[Exercise aim] Copy out all of the material, matching it word for word.

--- Start Source material ---

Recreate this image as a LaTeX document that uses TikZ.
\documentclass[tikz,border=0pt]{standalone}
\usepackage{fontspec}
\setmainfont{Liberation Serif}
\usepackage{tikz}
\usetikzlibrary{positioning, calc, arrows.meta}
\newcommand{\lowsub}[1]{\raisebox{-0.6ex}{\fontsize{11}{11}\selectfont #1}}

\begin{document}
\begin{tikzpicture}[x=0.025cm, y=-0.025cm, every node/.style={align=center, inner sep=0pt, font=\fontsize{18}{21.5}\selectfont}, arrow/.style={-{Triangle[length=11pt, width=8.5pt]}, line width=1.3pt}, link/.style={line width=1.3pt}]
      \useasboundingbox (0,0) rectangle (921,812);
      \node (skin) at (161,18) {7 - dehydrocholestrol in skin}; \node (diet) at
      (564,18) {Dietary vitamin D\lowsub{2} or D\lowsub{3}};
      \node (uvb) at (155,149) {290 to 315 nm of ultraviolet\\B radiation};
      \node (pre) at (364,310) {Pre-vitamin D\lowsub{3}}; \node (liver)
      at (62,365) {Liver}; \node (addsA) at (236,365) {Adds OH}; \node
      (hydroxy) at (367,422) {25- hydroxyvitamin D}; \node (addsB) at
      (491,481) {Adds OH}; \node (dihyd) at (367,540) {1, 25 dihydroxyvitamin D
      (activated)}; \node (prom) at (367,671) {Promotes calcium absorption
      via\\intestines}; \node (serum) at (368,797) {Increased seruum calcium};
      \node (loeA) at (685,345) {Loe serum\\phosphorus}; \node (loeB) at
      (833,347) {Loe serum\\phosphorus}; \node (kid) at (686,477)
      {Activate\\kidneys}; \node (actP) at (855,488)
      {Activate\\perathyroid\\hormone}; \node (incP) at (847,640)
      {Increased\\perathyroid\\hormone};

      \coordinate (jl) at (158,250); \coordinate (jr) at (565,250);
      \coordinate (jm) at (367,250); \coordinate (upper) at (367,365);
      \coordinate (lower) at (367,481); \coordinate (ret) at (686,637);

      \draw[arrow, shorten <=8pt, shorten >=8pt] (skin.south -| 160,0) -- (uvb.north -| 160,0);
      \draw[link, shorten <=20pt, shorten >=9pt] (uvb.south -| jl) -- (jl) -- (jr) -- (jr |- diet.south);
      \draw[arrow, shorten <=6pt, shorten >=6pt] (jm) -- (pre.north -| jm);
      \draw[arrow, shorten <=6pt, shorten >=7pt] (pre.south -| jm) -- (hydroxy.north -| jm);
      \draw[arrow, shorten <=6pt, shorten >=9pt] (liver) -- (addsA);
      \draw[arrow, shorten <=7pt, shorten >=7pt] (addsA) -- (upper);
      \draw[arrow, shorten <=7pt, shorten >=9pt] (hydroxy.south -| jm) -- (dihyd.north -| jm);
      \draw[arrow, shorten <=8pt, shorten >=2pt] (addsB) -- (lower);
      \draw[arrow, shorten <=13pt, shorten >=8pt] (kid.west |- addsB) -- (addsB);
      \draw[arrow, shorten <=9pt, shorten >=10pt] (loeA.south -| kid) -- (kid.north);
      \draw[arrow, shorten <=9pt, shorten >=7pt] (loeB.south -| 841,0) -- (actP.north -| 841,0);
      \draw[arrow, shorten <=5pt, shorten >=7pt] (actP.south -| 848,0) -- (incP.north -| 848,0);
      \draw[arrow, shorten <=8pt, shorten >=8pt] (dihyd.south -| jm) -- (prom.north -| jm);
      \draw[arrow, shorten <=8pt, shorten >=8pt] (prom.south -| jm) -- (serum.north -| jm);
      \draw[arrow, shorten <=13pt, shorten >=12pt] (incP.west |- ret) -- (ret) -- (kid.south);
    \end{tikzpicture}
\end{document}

--- End Source material ---

[Reply to the exercise]
Recreate this image as a LaTeX document that uses TikZ.
\documentclass[tikz,border=0pt]{standalone}
\usepackage{fontspec}
\setmainfont{Liberation Serif}
\usepackage{tikz}
\usetikzlibrary{positioning, calc, arrows.meta}
\newcommand{\lowsub}[1]{\raisebox{-0.6ex}{\fontsize{11}{11}\selectfont #1}}

\begin{document}
\begin{tikzpicture}[x=0.025cm, y=-0.025cm, every node/.style={align=center, inner sep=0pt, font=\fontsize{18}{21.5}\selectfont}, arrow/.style={-{Triangle[length=11pt, width=8.5pt]}, line width=1.3pt}, link/.style={line width=1.3pt}]
      \useasboundingbox (0,0) rectangle (921,812);
      \node (skin) at (161,18) {7 - dehydrocholestrol in skin}; \node (diet) at
      (564,18) {Dietary vitamin D\lowsub{2} or D\lowsub{3}};
      \node (uvb) at (155,149) {290 to 315 nm of ultraviolet\\B radiation};
      \node (pre) at (364,310) {Pre-vitamin D\lowsub{3}}; \node (liver)
      at (62,365) {Liver}; \node (addsA) at (236,365) {Adds OH}; \node
      (hydroxy) at (367,422) {25- hydroxyvitamin D}; \node (addsB) at
      (491,481) {Adds OH}; \node (dihyd) at (367,540) {1, 25 dihydroxyvitamin D
      (activated)}; \node (prom) at (367,671) {Promotes calcium absorption
      via\\intestines}; \node (serum) at (368,797) {Increased seruum calcium};
      \node (loeA) at (685,345) {Loe serum\\phosphorus}; \node (loeB) at
      (833,347) {Loe serum\\phosphorus}; \node (kid) at (686,477)
      {Activate\\kidneys}; \node (actP) at (855,488)
      {Activate\\perathyroid\\hormone}; \node (incP) at (847,640)
      {Increased\\perathyroid\\hormone};

      \coordinate (jl) at (158,250); \coordinate (jr) at (565,250);
      \coordinate (jm) at (367,250); \coordinate (upper) at (367,365);
      \coordinate (lower) at (367,481); \coordinate (ret) at (686,637);

      \draw[arrow, shorten <=8pt, shorten >=8pt] (skin.south -| 160,0) -- (uvb.north -| 160,0);
      \draw[link, shorten <=20pt, shorten >=9pt] (uvb.south -| jl) -- (jl) -- (jr) -- (jr |- diet.south);
      \draw[arrow, shorten <=6pt, shorten >=6pt] (jm) -- (pre.north -| jm);
      \draw[arrow, shorten <=6pt, shorten >=7pt] (pre.south -| jm) -- (hydroxy.north -| jm);
      \draw[arrow, shorten <=6pt, shorten >=9pt] (liver) -- (addsA);
      \draw[arrow, shorten <=7pt, shorten >=7pt] (addsA) -- (upper);
      \draw[arrow, shorten <=7pt, shorten >=9pt] (hydroxy.south -| jm) -- (dihyd.north -| jm);
      \draw[arrow, shorten <=8pt, shorten >=2pt] (addsB) -- (lower);
      \draw[arrow, shorten <=13pt, shorten >=8pt] (kid.west |- addsB) -- (addsB);
      \draw[arrow, shorten <=9pt, shorten >=10pt] (loeA.south -| kid) -- (kid.north);
      \draw[arrow, shorten <=9pt, shorten >=7pt] (loeB.south -| 841,0) -- (actP.north -| 841,0);
      \draw[arrow, shorten <=5pt, shorten >=7pt] (actP.south -| 848,0) -- (incP.north -| 848,0);
      \draw[arrow, shorten <=8pt, shorten >=8pt] (dihyd.south -| jm) -- (prom.north -| jm);
      \draw[arrow, shorten <=8pt, shorten >=8pt] (prom.south -| jm) -- (serum.north -| jm);
      \draw[arrow, shorten <=13pt, shorten >=12pt] (incP.west |- ret) -- (ret) -- (kid.south);
    \end{tikzpicture}
\end{document}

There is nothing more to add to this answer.